By way of example, the ECB report explains that in the event of flooding, highly indebted countries such as Italy could even initially see lower yields, reflecting expectations of external support and short-term emergency financing. However, “as fiscal pressures accumulate, yields begin to increase and remain elevated, signalling rising risk premia,” and, therefore, a larger repayment to the buyer by the state, with negative consequences for state coffers.
https://www.eunews.it/2023/10/06/rifugiati-climatici-aumento-problema-ue/
The pressure on debt is illustrated in cases of responses to storms. Here, high-debt countries record the largest and most persistent yield increases in the ECB’s reference sample, with an increase in sovereign debt yields of around 22 per cent, equivalent to around 66 basis points for a typical advanced economy with an average ten-year yield of 3 per cent and over 140 basis points for a typical emerging economy with an average ten-year yield of 6.4 per cent.

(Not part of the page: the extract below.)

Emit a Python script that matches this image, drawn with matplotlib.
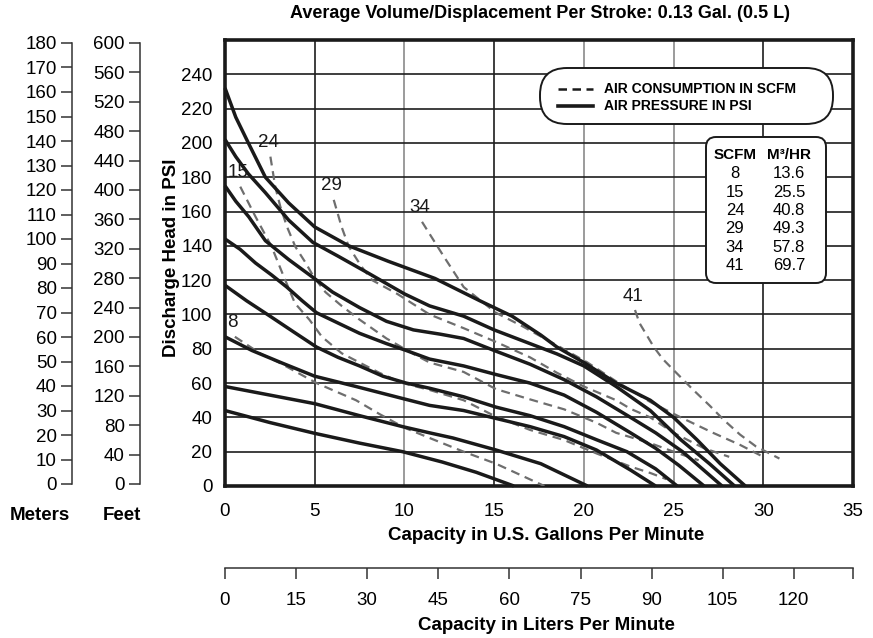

Additionally, in the event of natural disasters, the cost of emergency assistance and post-disaster reconstruction can have a direct budgetary impact in the form of increased public spending, while indirect effects may include lower tax revenues caused by production disruptions or additional spending on food and energy support systems as a result of changes in commodity prices.
All of this shows that “high-debt countries are less equipped to manage the impacts of severe weather events” alongside the financial and fiscal demands of the green transition. As a result, policymakers at the national and the EU level “must deepen their understanding of how transition efforts affect borrowing costs and intensify their international efforts to address both climate and sovereign debt challenges.”